NFTs, the courts and the role of injunctions

Guest post by Sam Roberts, partner, and Elizabeth Meade, senior associate, at City firm Cooke Young & Keidan

Sam Roberts

In May, news broke that a non-fungible token (NFT) was the subject of a successful injunction made by the Singapore High Court. The NFT in question is part of the notorious and very valuable Bored Ape Yacht Club series.

It has been a few years since cryptocurrencies were first subject to applications for injunctive relief, with cases like Robertson v Persons Unknown and AA v Persons Unknown paving the way and providing the first judicial indications in England and Wales that the courts would recognise so-called digital assets as property and capable of being the subject of an injunction.

NFTs are closely related to cryptocurrencies in that they operate on the same underlying blockchain technology.

With the incredible amount of money pouring into NFTs in 2021, it was therefore merely a matter of time until a major theft or fraud occurred and the courts had to grapple with whether they could apply those same sorts of orders to this new, but related asset class.

In that sense, that an injunction over an NFT has now been obtained is unsurprising.

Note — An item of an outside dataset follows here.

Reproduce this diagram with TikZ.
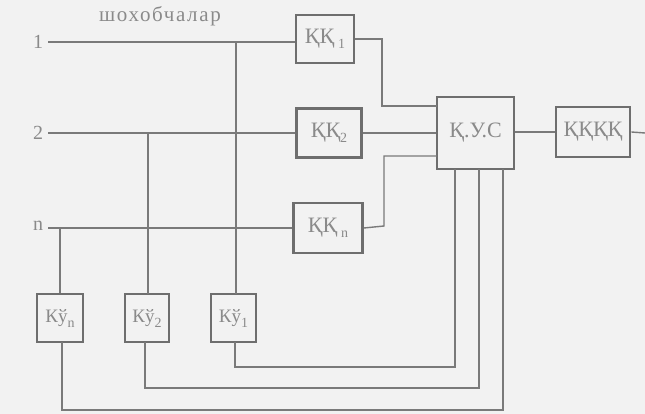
\documentclass[tikz,border=0pt]{standalone}
\usepackage{fontspec}
\setmainfont{Liberation Serif}
\definecolor{bg}{HTML}{F2F2F2}
\definecolor{ln}{HTML}{7A7A7A}
\definecolor{bx}{HTML}{6E6E6E}
\definecolor{tx}{HTML}{8A8A8A}
\newcommand{\sbs}[1]{\raisebox{-5pt}{\fontsize{14}{14}\selectfont #1}}
\begin{document}
\begin{tikzpicture}[x=1pt,y=-1pt,
  blk/.style={draw=bx,line width=2.8pt,fill=bg,text=tx,inner sep=0pt,font=\fontsize{22}{22}\selectfont},
  sblk/.style={blk,font=\fontsize{19}{19}\selectfont},
  wire/.style={draw=ln,line width=1.4pt},
  lbl/.style={text=tx,font=\fontsize{20}{20}\selectfont,inner sep=0pt}]
\fill[bg] (0,0) rectangle (645,414);
\useasboundingbox (0,0) rectangle (645,414);
% boxes
\node[blk,minimum width=58pt,minimum height=48pt] (kk1) at (325,39) {ҚҚ\,\sbs{1}};
\node[blk,minimum width=65pt,minimum height=49pt] (kk2) at (329,133) {ҚҚ\sbs{2}};
\node[blk,minimum width=69pt,minimum height=50pt] (kkn) at (328,228) {ҚҚ\,\sbs{n}};
\node[blk,minimum width=77pt,minimum height=72pt] (kus) at (475.5,133) {Қ.У.С};
\node[blk,minimum width=74pt,minimum height=50pt] (kkkk) at (593,132) {ҚҚҚҚ};
\node[sblk,minimum width=46pt,minimum height=48pt] (kun) at (60,318) {Кў\sbs{n}};
\node[sblk,minimum width=44pt,minimum height=48pt] (ku2) at (147,318) {Кў\sbs{2}};
\node[sblk,minimum width=45pt,minimum height=48pt] (ku1) at (233.5,318) {Кў\sbs{1}};
% labels
\node[lbl] (l1) at (38,42) {1};
\node[lbl] (l2) at (38,133) {2};
\node[lbl] (ln) at (38,226) {n};
\node[lbl,font=\fontsize{21}{21}\selectfont\addfontfeature{LetterSpace=8}] (title) at (160,16) {шохобчалар};
% coordinates
\coordinate (s1) at (48,42);
\coordinate (s2) at (48,133);
\coordinate (sn) at (48,228);
\coordinate (out) at (645,133);
% input lines
\draw[wire] (s1) -- (s1 -| kk1.west);
\draw[wire] (s2) -- (s2 -| kk2.west);
\draw[wire] (sn) -- (sn -| kkn.west);
% taps
\draw[wire] (236,42) -- (236,294);
\draw[wire] (148,133) -- (148,294);
\draw[wire] (60,228) -- (kun.north);
% to KUS
\draw[wire] (kk1.east) -- (382,39) -- (382,106) -- (437,106);
\draw[wire] (kk2.east) -- (kk2.east -| kus.west);
\draw[wire] (kkn.east) -- (384,226) -- (384,156) -- (437,156);
\draw[wire] (kus.east |- kkkk.west) -- (kkkk.west);
\draw[wire] (kkkk.east) -- (out);
% feedback
\draw[wire] (235,342) -- (235,367) -- (455,367) -- (455,169);
\draw[wire] (145,342) -- (145,388) -- (479,388) -- (479,169);
\draw[wire] (62,342) -- (62,410) -- (503,410) -- (503,169);
\end{tikzpicture}
\end{document}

However, while the technology behind cryptocurrencies and NFTs is (at least for our purposes) the same, there are aspects peculiar to NFTs which might make them particularly prone to this type of court intervention.

The first is there in the name – non-fungibility. This is really just a clunky way of recognising that each token or asset is, like physical art, unique.

As is recognised in their differing values, different NFTs have certain cachets – some are more desirable than others and those that are particularly valuable may make themselves attractive targets for fraud, theft or extortion. Bored Ape NFTs are highly sought-after and change hands for large sums of money.

Elizabeth Meade

This is relevant because one of the questions a court will assess when deciding whether to grant an injunction is whether, if the injunction is not granted and the claimant is ultimately successful, damages would be an adequate remedy.

Assuming that the defendant can be identified and is good for the money, the fungibility of cryptocurrencies would suggest that damages would be an adequate remedy. By way of analogy, if you were ripped off in Swiss francs, would you be happy to be compensated in US dollars? If the exchange rate was right, then quite likely, yes.

The same reasoning does not apply to NFTs, however, and the same drivers of value in the traditional art world – such as rarity, personal significance, identity of the artist and provenance – may all lead to the conclusion that damages are not an adequate remedy. These factors would point towards an injunction being granted.

Relatedly, it may be easier to trace stolen NFTs than it is to trace cryptocurrencies. Cryptocurrencies like bitcoin can be endlessly broken down into smaller sizes and dissipated, recombined, and so on. Mixing and tumbling services can also obscure the destination of stolen cryptocurrencies by taking multiple inputs and scrambling them into multiple outputs, such that only the tumbler know which coins belong to whom.

While the courts apply sophisticated and well-travelled rules to trace cash through bank accounts, whether and how those rules apply to tracing cryptocurrency is not settled. By contrast, NFTs are not so easily hidden because the token remains readily identifiable, notwithstanding countless transfers.

However, there is a growing trend in fractionalising the ownership of NFTs by linking them to a set quantity of fungible tokens (comparable to bearer share certificates), so this general principle may not always hold true.

In fact, it would not be at all surprising if in the coming months we see an injunction obtained over fungible tokens linked to an NFT – bringing us back full circle.

Altogether, we should definitely expect to see more owners of NFTs restoring to the courts to protect their rights.